Model boat Snoopy Sloop on unmanned Atlantic crossing challenge
- Published
A retired Nato scientist has launched what he hopes will be the first unmanned boat to cross the Atlantic.
Robin Lovelock's 4ft (1.2m) boat, Snoopy Sloop set sail from the Hampshire coast.
A Global Positioning System (GPS) computer is designed to pilot the boat for the 5,000 miles (8,000km), but he admitted it would be a "real struggle".
It is thought no unmanned boat has ever crossed the Atlantic. Recent tries hit weather and technical problems.
Mr Lovelock has developed the £450 boat on Bray Lake near his home in Sunninghill, Berkshire, over the past four years.
He is making the attempt as part of the Microtransat Challenge to become the first unmanned vessel to cross the Atlantic Ocean from a point to the south of Ireland.

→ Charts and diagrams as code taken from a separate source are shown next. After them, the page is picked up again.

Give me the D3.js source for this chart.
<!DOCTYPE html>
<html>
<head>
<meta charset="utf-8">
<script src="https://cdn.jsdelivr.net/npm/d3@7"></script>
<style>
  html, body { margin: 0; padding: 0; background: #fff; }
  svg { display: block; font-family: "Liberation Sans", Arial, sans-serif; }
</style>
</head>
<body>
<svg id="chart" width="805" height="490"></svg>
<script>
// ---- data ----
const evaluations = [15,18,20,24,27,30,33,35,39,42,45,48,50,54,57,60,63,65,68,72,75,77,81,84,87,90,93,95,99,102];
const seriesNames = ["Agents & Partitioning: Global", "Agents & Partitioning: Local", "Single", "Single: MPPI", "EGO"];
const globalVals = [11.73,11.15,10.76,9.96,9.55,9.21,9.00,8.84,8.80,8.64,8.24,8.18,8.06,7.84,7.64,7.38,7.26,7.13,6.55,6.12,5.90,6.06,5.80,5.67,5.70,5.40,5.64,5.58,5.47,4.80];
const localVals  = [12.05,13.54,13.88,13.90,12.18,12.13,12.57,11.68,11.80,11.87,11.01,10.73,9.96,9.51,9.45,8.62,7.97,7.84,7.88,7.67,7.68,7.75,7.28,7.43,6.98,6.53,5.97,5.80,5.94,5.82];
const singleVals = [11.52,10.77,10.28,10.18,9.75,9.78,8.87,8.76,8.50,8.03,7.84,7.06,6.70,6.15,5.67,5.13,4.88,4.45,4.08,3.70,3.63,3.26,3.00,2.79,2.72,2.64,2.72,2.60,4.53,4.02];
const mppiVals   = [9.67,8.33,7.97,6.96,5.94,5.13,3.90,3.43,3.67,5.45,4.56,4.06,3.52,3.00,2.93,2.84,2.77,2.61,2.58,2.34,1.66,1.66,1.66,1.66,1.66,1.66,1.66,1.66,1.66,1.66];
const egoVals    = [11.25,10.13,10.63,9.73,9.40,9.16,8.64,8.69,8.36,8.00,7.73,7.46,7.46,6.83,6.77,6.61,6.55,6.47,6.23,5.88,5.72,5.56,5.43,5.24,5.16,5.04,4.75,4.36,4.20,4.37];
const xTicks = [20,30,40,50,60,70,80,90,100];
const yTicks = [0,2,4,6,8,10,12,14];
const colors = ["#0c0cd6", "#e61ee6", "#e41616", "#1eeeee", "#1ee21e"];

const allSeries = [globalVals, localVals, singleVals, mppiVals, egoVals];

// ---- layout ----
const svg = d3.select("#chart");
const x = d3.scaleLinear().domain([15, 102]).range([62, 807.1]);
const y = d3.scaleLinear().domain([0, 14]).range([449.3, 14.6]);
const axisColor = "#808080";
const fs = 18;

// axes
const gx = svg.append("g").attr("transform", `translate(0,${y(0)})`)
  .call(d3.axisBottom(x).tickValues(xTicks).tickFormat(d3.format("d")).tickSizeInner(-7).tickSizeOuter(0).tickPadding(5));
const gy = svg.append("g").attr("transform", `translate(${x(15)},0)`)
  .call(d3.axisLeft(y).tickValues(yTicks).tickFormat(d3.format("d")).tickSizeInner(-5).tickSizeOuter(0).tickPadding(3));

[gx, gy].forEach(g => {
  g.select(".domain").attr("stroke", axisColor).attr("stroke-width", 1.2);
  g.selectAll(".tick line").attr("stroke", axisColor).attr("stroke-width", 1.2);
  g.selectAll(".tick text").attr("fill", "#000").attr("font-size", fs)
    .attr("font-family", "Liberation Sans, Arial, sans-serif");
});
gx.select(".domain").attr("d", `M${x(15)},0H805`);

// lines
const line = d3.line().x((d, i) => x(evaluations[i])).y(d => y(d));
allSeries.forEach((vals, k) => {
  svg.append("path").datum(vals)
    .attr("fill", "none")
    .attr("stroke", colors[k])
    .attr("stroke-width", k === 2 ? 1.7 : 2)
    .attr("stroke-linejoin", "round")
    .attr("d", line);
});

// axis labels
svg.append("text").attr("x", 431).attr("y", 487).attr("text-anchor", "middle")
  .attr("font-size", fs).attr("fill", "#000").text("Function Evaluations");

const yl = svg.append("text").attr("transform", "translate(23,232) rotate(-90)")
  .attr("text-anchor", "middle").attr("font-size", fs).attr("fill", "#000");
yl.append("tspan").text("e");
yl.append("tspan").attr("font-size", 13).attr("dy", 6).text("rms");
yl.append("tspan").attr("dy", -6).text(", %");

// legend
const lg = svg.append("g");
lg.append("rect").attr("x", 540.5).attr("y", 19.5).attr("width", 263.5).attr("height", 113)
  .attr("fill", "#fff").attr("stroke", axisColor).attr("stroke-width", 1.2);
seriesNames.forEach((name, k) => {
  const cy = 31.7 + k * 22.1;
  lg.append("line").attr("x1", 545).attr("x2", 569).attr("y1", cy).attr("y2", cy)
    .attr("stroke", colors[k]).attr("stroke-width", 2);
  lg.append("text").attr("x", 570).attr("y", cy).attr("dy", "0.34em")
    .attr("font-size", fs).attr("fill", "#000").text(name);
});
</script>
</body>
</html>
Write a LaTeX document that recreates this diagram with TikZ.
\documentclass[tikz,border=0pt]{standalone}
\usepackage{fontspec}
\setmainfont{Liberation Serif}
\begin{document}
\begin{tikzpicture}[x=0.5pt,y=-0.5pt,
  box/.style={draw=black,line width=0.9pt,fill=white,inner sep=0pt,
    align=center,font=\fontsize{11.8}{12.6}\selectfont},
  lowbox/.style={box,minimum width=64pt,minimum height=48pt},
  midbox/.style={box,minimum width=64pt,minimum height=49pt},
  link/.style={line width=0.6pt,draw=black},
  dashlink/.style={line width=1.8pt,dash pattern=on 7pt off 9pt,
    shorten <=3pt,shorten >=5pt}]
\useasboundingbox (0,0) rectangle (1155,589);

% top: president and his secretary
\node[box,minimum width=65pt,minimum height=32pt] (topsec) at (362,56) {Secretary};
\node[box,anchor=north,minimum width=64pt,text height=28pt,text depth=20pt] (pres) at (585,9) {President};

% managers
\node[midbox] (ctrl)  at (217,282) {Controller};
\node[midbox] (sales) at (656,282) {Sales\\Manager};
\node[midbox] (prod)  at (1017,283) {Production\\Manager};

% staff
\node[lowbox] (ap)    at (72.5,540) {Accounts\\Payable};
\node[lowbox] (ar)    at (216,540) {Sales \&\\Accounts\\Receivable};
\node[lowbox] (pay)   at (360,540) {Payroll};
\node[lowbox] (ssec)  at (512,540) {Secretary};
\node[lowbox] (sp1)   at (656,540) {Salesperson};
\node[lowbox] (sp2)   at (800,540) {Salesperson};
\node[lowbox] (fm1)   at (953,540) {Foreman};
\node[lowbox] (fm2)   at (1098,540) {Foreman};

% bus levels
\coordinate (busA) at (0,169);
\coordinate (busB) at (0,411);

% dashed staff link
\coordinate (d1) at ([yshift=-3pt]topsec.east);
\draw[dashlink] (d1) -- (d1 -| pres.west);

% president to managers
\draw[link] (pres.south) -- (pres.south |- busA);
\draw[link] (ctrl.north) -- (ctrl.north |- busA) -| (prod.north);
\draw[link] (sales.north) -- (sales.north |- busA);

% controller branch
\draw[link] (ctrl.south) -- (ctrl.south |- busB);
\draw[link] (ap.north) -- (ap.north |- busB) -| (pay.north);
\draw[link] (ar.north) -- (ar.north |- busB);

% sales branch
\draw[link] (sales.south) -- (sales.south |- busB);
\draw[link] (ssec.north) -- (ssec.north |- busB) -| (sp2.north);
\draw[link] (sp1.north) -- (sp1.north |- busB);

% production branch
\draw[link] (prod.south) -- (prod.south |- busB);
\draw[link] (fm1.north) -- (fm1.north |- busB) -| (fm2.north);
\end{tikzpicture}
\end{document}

A tracking device on board the solar-powered boat allows internet users to track its progress, external on its pre-programmed journey from Barton-on-Sea to the Bahamas on his website.
Travelling at 3mph, it would take about six months to complete the trip.

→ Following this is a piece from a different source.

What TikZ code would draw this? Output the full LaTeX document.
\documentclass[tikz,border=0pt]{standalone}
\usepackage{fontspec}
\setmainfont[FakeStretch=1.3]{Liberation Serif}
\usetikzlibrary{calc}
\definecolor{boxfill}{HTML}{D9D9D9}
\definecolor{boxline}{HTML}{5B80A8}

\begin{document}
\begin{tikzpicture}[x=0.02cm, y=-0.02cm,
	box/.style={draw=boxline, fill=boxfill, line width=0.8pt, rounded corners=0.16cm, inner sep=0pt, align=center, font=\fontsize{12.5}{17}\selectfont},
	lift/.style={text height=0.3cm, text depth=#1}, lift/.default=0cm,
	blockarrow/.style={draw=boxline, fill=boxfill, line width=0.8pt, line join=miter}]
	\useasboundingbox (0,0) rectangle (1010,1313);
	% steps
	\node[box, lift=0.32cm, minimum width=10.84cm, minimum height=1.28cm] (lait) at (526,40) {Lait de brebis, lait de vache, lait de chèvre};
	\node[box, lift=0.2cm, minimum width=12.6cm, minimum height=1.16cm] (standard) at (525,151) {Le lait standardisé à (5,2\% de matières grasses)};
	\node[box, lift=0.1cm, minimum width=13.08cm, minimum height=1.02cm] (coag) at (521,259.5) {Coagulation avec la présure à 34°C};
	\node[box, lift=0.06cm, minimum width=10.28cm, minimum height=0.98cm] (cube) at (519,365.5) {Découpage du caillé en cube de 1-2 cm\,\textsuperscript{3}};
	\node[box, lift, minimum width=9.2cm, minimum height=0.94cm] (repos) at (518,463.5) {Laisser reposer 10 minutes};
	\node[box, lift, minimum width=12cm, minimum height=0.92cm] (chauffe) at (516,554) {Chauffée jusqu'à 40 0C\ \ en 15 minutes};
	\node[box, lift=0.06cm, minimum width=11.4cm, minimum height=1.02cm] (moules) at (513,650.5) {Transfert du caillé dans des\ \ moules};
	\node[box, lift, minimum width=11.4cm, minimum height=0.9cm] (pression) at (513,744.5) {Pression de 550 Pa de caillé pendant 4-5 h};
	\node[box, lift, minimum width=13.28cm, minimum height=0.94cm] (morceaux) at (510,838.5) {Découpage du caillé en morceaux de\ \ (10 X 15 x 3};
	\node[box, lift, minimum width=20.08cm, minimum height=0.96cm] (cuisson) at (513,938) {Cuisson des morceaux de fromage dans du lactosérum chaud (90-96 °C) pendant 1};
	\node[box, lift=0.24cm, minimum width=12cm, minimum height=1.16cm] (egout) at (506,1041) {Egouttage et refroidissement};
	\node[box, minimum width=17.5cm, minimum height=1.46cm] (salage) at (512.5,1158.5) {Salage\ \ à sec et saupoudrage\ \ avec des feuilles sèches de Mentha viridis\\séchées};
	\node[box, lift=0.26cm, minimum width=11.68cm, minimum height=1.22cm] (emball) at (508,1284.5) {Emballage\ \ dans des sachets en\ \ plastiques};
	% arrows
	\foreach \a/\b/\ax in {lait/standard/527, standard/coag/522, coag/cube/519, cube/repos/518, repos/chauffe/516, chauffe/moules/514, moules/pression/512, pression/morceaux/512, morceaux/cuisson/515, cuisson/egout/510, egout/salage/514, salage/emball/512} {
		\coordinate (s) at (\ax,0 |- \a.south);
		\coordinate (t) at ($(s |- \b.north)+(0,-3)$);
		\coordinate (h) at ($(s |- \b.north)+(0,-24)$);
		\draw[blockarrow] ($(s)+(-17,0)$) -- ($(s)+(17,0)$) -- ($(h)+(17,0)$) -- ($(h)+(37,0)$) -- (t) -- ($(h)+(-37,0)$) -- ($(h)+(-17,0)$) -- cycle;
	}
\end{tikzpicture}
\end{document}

He said: "We'll just throw it into the water and see if we're lucky.
"I'm kissing bye-bye to a lot of hard work - let's hope it doesn't all end in tears.

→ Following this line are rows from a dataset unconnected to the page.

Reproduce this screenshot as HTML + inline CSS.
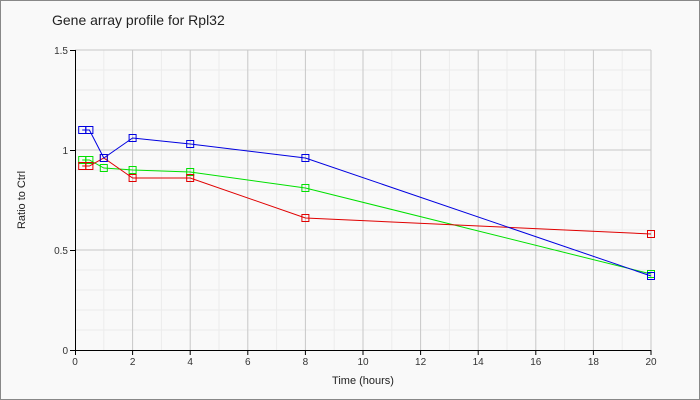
<!DOCTYPE html>
<html><head><style>body{margin:0;background:#fff}svg{display:block;font-family:"Liberation Sans",sans-serif}</style></head><body>
<svg width="700" height="400" xmlns="http://www.w3.org/2000/svg">
<rect x="0.5" y="0.5" width="699" height="399" fill="#f9f9f9" stroke="#888"/>
<text x="52" y="25" font-size="14" fill="#222">Gene array profile for Rpl32</text>
<path d="M103.8 50V350M161.4 50V350M219 50V350M276.6 50V350M334.2 50V350M391.8 50V350M449.4 50V350M507 50V350M564.6 50V350M622.2 50V350M75 70H651M75 90H651M75 110H651M75 130H651M75 170H651M75 190H651M75 210H651M75 230H651M75 270H651M75 290H651M75 310H651M75 330H651" stroke="#ececec" stroke-width="1"/>
<path d="M132.6 50V350M190.2 50V350M247.8 50V350M305.4 50V350M363 50V350M420.6 50V350M478.2 50V350M535.8 50V350M593.4 50V350M651 50V350M75 50H651M75 150H651M75 250H651" stroke="#c8c8c8" stroke-width="1"/>
<path d="M75.5 50V350.5H651M70 50.5H75M70 150.5H75M70 250.5H75M70 350.5H75M75.5 350V355M132.6 350V355M190.2 350V355M247.8 350V355M305.4 350V355M363 350V355M420.6 350V355M478.2 350V355M535.8 350V355M593.4 350V355M651 350V355" stroke="#000" stroke-width="1" fill="none"/>
<g font-size="10" fill="#333" text-anchor="end"><text x="68" y="54">1.5</text><text x="68" y="154">1</text><text x="68" y="254">0.5</text><text x="68" y="354">0</text></g>
<g font-size="10" fill="#333" text-anchor="middle"><text x="75" y="365">0</text><text x="132.6" y="365">2</text><text x="190.2" y="365">4</text><text x="247.8" y="365">6</text><text x="305.4" y="365">8</text><text x="363" y="365">10</text><text x="420.6" y="365">12</text><text x="478.2" y="365">14</text><text x="535.8" y="365">16</text><text x="593.4" y="365">18</text><text x="651" y="365">20</text></g>
<text x="363" y="384" font-size="11" fill="#222" text-anchor="middle">Time (hours)</text>
<text transform="translate(25,200) rotate(-90)" font-size="11" fill="#222" text-anchor="middle">Ratio to Ctrl</text>
<g fill="none" stroke-width="1">
<polyline stroke="#00e000" points="82.2,160 89.4,160 103.8,168 132.6,170 190.2,172 305.4,188 651,274"/>
<polyline stroke="#e00000" points="82.2,166 89.4,166 103.8,158 132.6,178 190.2,178 305.4,218 651,234"/>
<polyline stroke="#0000e0" points="82.2,130 89.4,130 103.8,158 132.6,138 190.2,144 305.4,158 651,276"/>
<g stroke="#00e000"><rect x="78.7" y="156.5" width="7" height="7"/><rect x="85.9" y="156.5" width="7" height="7"/><rect x="100.3" y="164.5" width="7" height="7"/><rect x="129.1" y="166.5" width="7" height="7"/><rect x="186.7" y="168.5" width="7" height="7"/><rect x="301.9" y="184.5" width="7" height="7"/><rect x="647.5" y="270.5" width="7" height="7"/></g>
<g stroke="#e00000"><rect x="78.7" y="162.5" width="7" height="7"/><rect x="85.9" y="162.5" width="7" height="7"/><rect x="100.3" y="154.5" width="7" height="7"/><rect x="129.1" y="174.5" width="7" height="7"/><rect x="186.7" y="174.5" width="7" height="7"/><rect x="301.9" y="214.5" width="7" height="7"/><rect x="647.5" y="230.5" width="7" height="7"/></g>
<g stroke="#0000e0"><rect x="78.7" y="126.5" width="7" height="7"/><rect x="85.9" y="126.5" width="7" height="7"/><rect x="100.3" y="154.5" width="7" height="7"/><rect x="129.1" y="134.5" width="7" height="7"/><rect x="186.7" y="140.5" width="7" height="7"/><rect x="301.9" y="154.5" width="7" height="7"/><rect x="647.5" y="272.5" width="7" height="7"/></g>
</g>
</svg>
</body></html>
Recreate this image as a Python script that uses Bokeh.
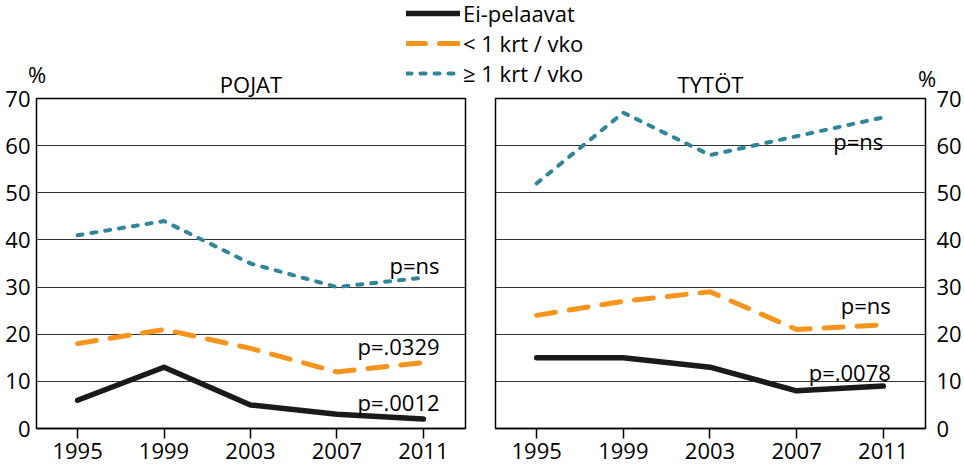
from bokeh.plotting import figure
from bokeh.layouts import column, row
from bokeh.models import Range1d, FixedTicker, Legend, LegendItem, Label
from bokeh.core.properties import value
from bokeh.embed import file_html
from bokeh.resources import INLINE

# ---- data ----
years = [1995, 1999, 2003, 2007, 2011]
series_names = ["Ei-pelaavat", "< 1 krt / vko", "\u2265 1 krt / vko"]
pojat_ei = [6, 13, 5, 3, 2]
pojat_lt1 = [18, 21, 17, 12, 14]
pojat_ge1 = [41, 44, 35, 30, 32]
tytot_ei = [15, 15, 13, 8, 9]
tytot_lt1 = [24, 27, 29, 21, 22]
tytot_ge1 = [52, 67, 58, 62, 66]
y_ticks = [0, 10, 20, 30, 40, 50, 60, 70]
grid_ticks = [10, 20, 30, 40, 50, 60]
panel_titles = ["POJAT", "TYT\u00d6T"]
unit_label = "%"
pojat_p_text = ["p=ns", "p=.0329", "p=.0012"]
pojat_p_x = [2011.75, 2011.75, 2011.75]
pojat_p_y = [34.6, 17.6, 5.7]
tytot_p_text = ["p=ns", "p=ns", "p=.0078"]
tytot_p_x = [2011.0, 2011.35, 2011.35]
tytot_p_y = [60.9, 26.1, 11.9]

FONT = "Open Sans"
FS = "22px"
BLACK = "#1a1a1a"
ORANGE = "#F7941D"
TEAL = "#2F869B"

STYLES = [
    dict(line_color=BLACK, line_width=5.5, line_cap="round", line_join="round"),
    dict(line_color=ORANGE, line_width=5, line_dash="19 14", line_cap="round", line_join="round"),
    dict(line_color=TEAL, line_width=4, line_dash="5 9", line_cap="round", line_join="round"),
]

TOP_H = 94
OVERLAP = 34
PANEL_H = 466 - TOP_H + OVERLAP


def make_panel(title, series, p_text, p_x, p_y, side, width, bl, br, y_standoff):
    p = figure(width=width, height=PANEL_H,
               x_range=Range1d(1993.1, 2012.95), y_range=Range1d(0, 70),
               output_backend="svg", toolbar_location=None,
               y_axis_location=side,
               min_border_left=bl, min_border_right=br,
               min_border_top=38, min_border_bottom=38)
    p.outline_line_color = "black"
    p.outline_line_width = 1.5
    p.background_fill_color = "white"
    p.border_fill_color = None

    p.title.text = title
    p.title.align = "center"
    p.title.text_font = FONT
    p.title.text_font_size = FS
    p.title.text_font_style = "normal"
    p.title.text_color = "black"
    p.title.standoff = 0

    xa = p.xaxis[0]
    xa.ticker = FixedTicker(ticks=years)
    xa.major_tick_out = 10
    xa.major_tick_in = 0
    xa.minor_tick_out = 0
    xa.minor_tick_in = 0
    xa.major_tick_line_color = "black"
    xa.major_tick_line_width = 1.5
    xa.axis_line_color = "black"
    xa.axis_line_width = 1.5
    xa.major_label_text_font = FONT
    xa.major_label_text_font_size = FS
    xa.major_label_text_color = "black"
    xa.major_label_standoff = 4

    ya = p.yaxis[0]
    ya.ticker = FixedTicker(ticks=y_ticks)
    ya.major_tick_out = 0
    ya.major_tick_in = 0
    ya.minor_tick_out = 0
    ya.minor_tick_in = 0
    ya.axis_line_color = None
    ya.major_label_text_font = FONT
    ya.major_label_text_font_size = FS
    ya.major_label_text_color = "black"
    ya.major_label_standoff = y_standoff

    p.xgrid.visible = False
    p.ygrid.ticker = FixedTicker(ticks=grid_ticks)
    p.ygrid.grid_line_color = "#333333"
    p.ygrid.grid_line_width = 1.2

    for vals, st in zip(series, STYLES):
        p.line(years, vals, **st)

    p.text(x=p_x, y=p_y, text=p_text, text_align="right", text_baseline="middle",
           text_font=value(FONT), text_font_size=FS, text_color="black")
    return p


left = make_panel(panel_titles[0], [pojat_ei, pojat_lt1, pojat_ge1],
                  pojat_p_text, pojat_p_x, pojat_p_y,
                  "left", 480, 36, 15, 6)
right = make_panel(panel_titles[1], [tytot_ei, tytot_lt1, tytot_ge1],
                   tytot_p_text, tytot_p_x, tytot_p_y,
                   "right", 484, 15, 39, 11)

# ---- top strip: legend and unit labels ----
top = figure(width=964, height=TOP_H, x_range=Range1d(0, 964), y_range=Range1d(TOP_H, 0),
             output_backend="svg", toolbar_location=None,
             x_axis_location=None, y_axis_location=None,
             min_border=0)
top.outline_line_color = None
top.grid.visible = False
top.background_fill_color = "white"
top.border_fill_color = "white"

nan = float("nan")
items = []
for name, st in zip(series_names, STYLES):
    r = top.line([nan, nan], [nan, nan], **st)
    items.append(LegendItem(label=name, renderers=[r]))

legend = Legend(items=items, location=(406, 6),
                padding=0, margin=0, spacing=-2,
                glyph_width=54, glyph_height=22, label_height=22,
                label_standoff=3,
                label_text_font=FONT, label_text_font_size=FS,
                label_text_color="black",
                border_line_color=None, background_fill_alpha=0)
top.add_layout(legend, "center")

for xc, yc in [(36.5, 73.5), (926.5, 77.5)]:
    top.add_layout(Label(x=xc, y=yc, text=unit_label, text_align="center", text_baseline="middle",
                         text_font=FONT, text_font_size=FS, text_color="black"))

panels = row(left, right, spacing=0, margin=(-OVERLAP, 0, 0, 0))
layout = column(top, panels, spacing=0)

open("out.html", "w").write(file_html(layout, INLINE))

"The chances of something hitting it are pretty remote - it should just get brushed aside."
Alongside the home-built technology on the boat is a model of cartoon dog Snoopy at the bow, which Mr Lovelock said showed he was not taking the project "too seriously".
"If it doesn't work I've got plenty of other boats and bits of boats sitting around the house," he said.
Since 2010, two French boats have foundered in bad weather and a University of Aberystwyth vessel suffered technical failure.